(Entries with chart source code)
────────
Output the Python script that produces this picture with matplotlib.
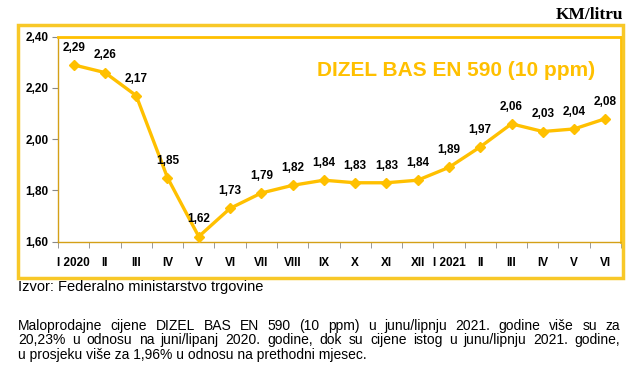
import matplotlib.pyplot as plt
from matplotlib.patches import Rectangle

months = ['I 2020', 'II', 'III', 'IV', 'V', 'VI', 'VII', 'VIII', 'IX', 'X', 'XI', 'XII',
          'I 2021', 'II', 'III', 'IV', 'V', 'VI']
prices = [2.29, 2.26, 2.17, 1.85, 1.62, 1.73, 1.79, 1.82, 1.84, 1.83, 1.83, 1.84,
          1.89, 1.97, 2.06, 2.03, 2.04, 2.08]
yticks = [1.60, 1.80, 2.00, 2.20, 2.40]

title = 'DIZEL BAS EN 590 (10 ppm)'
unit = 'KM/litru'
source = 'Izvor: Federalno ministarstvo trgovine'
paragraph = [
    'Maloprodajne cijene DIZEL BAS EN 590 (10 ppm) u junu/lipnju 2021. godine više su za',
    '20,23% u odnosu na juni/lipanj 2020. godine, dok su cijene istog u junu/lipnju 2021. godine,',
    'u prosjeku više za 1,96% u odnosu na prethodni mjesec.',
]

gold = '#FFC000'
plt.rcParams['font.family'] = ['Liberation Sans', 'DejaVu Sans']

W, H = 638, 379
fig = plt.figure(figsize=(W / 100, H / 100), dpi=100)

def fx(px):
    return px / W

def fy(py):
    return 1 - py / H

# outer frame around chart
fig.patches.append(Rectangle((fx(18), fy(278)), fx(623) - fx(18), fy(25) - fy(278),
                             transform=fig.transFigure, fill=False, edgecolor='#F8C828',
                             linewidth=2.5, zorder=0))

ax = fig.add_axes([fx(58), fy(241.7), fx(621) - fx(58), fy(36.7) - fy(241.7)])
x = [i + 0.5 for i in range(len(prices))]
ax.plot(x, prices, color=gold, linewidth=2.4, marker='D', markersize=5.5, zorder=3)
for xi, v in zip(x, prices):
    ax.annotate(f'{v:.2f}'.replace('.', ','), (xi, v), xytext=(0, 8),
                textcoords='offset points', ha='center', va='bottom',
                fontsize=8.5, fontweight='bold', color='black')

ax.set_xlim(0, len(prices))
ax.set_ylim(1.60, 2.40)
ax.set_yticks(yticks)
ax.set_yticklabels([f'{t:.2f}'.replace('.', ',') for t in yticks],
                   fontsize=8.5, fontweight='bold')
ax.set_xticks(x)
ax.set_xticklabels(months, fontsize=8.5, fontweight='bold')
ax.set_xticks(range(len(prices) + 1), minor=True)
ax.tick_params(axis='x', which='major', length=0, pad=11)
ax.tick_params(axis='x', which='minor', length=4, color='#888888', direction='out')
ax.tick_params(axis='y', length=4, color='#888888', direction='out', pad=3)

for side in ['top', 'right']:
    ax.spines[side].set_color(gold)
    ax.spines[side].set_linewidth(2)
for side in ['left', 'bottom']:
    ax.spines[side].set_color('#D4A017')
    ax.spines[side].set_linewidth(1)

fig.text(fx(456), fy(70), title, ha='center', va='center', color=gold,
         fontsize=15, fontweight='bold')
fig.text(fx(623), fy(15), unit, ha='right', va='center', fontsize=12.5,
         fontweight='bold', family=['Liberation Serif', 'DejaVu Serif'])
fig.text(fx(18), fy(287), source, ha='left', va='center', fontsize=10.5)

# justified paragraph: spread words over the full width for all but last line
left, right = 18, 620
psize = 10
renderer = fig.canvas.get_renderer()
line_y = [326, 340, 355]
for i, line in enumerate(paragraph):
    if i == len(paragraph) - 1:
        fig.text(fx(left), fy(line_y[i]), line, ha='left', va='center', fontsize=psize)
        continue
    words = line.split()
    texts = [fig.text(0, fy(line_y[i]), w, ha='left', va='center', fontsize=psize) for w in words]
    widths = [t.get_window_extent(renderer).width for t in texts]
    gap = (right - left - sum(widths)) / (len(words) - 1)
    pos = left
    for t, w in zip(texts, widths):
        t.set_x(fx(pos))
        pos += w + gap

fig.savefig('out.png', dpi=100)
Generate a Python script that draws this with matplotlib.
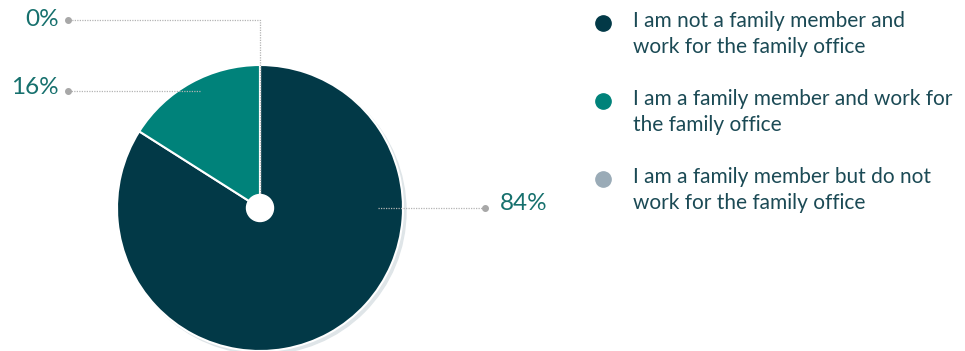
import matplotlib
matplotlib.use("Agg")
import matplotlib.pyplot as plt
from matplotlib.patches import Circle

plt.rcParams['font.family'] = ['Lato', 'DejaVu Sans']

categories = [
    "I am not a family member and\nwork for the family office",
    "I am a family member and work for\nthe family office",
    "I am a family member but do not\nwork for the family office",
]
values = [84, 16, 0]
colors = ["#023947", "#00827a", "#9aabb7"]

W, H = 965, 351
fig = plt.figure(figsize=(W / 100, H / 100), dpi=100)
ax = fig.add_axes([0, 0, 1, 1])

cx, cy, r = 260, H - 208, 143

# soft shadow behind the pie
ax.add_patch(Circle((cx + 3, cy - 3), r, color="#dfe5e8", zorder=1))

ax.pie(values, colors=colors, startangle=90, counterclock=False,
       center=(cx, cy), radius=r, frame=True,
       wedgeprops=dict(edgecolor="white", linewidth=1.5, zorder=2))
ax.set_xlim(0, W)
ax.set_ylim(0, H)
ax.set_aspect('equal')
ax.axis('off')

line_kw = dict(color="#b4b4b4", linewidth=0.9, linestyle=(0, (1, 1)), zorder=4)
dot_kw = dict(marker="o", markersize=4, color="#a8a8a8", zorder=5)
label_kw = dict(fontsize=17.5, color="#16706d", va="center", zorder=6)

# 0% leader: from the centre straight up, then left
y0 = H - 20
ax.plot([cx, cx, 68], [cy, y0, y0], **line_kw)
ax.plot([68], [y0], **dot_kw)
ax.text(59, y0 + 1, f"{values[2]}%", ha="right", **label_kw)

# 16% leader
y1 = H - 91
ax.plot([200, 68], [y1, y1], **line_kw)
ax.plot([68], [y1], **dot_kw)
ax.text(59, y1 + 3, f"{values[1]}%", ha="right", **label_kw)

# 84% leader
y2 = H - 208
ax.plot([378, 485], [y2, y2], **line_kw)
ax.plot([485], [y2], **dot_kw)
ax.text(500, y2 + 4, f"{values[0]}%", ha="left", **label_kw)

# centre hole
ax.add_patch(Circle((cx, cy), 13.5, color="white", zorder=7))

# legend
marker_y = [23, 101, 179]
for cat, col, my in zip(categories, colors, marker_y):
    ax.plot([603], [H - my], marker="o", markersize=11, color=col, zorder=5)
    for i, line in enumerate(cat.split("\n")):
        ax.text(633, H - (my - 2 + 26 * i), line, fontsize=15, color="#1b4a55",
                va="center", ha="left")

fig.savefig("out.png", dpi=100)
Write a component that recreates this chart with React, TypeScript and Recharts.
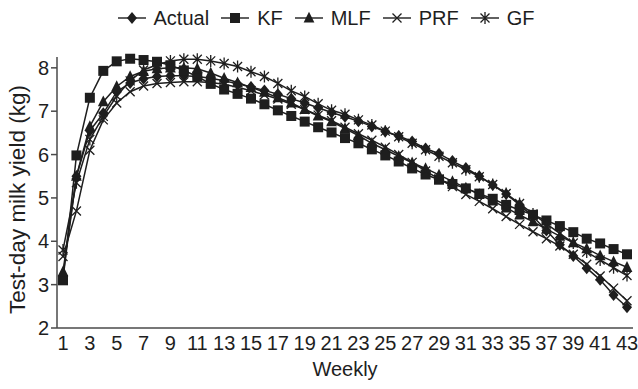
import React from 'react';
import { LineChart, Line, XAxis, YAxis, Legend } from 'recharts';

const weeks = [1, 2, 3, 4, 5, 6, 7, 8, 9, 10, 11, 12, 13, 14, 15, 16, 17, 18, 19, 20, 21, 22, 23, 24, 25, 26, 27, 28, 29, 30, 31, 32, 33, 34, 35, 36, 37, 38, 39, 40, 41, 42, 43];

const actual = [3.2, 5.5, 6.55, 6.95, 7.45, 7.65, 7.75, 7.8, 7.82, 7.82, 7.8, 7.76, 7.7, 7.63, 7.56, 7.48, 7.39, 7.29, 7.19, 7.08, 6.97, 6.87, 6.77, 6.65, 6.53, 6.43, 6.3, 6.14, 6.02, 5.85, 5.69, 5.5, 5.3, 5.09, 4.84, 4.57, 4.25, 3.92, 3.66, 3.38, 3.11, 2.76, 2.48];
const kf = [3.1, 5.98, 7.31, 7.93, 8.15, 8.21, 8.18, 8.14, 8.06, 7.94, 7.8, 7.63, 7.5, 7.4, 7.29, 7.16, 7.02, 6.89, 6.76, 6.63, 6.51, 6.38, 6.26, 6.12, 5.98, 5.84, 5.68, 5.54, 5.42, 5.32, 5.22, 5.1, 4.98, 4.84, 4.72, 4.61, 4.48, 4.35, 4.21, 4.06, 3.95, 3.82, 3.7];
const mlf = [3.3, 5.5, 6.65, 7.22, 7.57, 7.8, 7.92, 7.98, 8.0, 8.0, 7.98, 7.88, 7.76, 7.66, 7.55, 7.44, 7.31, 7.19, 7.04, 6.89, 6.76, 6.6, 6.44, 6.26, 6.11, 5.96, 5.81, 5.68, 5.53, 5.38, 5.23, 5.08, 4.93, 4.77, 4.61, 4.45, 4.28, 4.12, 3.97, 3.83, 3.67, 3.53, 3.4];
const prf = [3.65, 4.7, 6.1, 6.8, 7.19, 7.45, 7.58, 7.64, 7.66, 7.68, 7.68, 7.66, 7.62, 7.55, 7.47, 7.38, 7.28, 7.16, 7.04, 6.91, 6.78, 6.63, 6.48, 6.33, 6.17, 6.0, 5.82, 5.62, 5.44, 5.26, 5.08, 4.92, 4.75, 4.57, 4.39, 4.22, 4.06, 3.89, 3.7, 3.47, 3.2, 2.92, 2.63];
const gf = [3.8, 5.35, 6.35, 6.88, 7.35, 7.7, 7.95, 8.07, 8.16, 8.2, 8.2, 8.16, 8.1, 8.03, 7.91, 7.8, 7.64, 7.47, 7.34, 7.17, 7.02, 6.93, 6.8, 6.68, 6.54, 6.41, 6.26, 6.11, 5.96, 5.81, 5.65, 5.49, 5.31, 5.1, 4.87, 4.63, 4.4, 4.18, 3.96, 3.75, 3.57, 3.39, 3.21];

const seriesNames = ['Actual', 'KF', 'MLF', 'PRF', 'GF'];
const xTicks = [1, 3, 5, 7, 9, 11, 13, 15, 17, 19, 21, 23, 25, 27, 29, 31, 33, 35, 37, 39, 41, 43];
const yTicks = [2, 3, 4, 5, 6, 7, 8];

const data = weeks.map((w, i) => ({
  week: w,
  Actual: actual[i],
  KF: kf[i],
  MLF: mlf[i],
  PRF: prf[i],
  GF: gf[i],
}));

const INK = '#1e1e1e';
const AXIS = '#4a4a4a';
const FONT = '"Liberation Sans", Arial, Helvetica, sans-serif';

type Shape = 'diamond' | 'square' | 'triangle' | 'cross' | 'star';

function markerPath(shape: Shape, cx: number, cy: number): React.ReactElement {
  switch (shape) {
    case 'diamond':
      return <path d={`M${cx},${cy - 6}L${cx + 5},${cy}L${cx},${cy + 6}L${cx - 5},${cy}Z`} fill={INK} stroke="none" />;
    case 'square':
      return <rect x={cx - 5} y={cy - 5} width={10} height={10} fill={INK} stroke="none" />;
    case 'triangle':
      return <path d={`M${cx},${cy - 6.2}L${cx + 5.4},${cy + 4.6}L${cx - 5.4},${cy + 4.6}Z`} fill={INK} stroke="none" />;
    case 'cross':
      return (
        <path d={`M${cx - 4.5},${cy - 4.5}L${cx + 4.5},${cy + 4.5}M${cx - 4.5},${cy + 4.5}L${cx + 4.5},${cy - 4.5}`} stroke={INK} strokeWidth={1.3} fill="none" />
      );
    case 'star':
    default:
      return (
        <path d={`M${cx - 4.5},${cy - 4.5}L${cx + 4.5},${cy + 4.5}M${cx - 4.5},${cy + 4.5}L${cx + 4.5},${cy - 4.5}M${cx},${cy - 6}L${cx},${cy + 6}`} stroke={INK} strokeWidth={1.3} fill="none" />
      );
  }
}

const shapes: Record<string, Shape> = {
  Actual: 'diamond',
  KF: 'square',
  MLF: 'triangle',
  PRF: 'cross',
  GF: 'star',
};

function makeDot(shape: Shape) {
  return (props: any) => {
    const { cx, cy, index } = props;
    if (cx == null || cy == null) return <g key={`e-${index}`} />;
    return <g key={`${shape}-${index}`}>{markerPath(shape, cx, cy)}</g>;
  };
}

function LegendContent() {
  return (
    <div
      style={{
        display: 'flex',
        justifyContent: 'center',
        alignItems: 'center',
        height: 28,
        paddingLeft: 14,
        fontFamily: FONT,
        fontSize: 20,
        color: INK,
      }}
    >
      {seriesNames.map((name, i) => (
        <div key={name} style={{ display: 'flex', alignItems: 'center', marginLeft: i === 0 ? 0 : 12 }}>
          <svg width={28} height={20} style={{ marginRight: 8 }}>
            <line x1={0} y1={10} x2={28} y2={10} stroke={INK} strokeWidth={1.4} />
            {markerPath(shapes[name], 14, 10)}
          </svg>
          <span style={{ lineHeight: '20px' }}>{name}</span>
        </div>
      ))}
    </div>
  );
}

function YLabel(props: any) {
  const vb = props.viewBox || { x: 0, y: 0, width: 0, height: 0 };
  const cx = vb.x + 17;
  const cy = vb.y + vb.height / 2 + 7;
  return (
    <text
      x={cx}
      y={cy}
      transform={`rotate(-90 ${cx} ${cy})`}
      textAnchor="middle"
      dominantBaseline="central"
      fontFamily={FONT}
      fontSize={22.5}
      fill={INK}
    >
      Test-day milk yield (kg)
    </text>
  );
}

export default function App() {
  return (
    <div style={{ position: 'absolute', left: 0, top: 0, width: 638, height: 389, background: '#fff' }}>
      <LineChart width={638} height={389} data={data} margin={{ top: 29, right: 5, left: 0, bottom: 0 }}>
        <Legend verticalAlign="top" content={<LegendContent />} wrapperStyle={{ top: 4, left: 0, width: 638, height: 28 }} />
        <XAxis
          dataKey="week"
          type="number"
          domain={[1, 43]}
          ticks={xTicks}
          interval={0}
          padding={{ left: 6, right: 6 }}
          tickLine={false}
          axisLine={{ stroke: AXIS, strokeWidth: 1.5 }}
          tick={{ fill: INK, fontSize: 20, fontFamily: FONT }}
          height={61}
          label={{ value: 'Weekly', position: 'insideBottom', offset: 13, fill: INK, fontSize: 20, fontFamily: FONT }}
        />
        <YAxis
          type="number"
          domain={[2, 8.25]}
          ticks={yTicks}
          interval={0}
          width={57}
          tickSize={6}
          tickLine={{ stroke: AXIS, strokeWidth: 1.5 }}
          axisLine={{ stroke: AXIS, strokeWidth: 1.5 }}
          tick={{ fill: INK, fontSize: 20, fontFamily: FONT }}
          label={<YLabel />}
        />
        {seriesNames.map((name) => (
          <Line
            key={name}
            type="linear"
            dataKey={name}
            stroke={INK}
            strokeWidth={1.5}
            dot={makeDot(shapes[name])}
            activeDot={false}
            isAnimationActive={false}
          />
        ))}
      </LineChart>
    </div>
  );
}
────────
EXERCISE ▸ Your task is to repeat the opening line of the entries above and each line after it, ending with the line that has "return px / W". Do not include the pictures.

EXERCISE RESPONSE ▸
Output the Python script that produces this picture with matplotlib.
import matplotlib.pyplot as plt
from matplotlib.patches import Rectangle

months = ['I 2020', 'II', 'III', 'IV', 'V', 'VI', 'VII', 'VIII', 'IX', 'X', 'XI', 'XII',
          'I 2021', 'II', 'III', 'IV', 'V', 'VI']
prices = [2.29, 2.26, 2.17, 1.85, 1.62, 1.73, 1.79, 1.82, 1.84, 1.83, 1.83, 1.84,
          1.89, 1.97, 2.06, 2.03, 2.04, 2.08]
yticks = [1.60, 1.80, 2.00, 2.20, 2.40]

title = 'DIZEL BAS EN 590 (10 ppm)'
unit = 'KM/litru'
source = 'Izvor: Federalno ministarstvo trgovine'
paragraph = [
    'Maloprodajne cijene DIZEL BAS EN 590 (10 ppm) u junu/lipnju 2021. godine više su za',
    '20,23% u odnosu na juni/lipanj 2020. godine, dok su cijene istog u junu/lipnju 2021. godine,',
    'u prosjeku više za 1,96% u odnosu na prethodni mjesec.',
]

gold = '#FFC000'
plt.rcParams['font.family'] = ['Liberation Sans', 'DejaVu Sans']

W, H = 638, 379
fig = plt.figure(figsize=(W / 100, H / 100), dpi=100)

def fx(px):
    return px / W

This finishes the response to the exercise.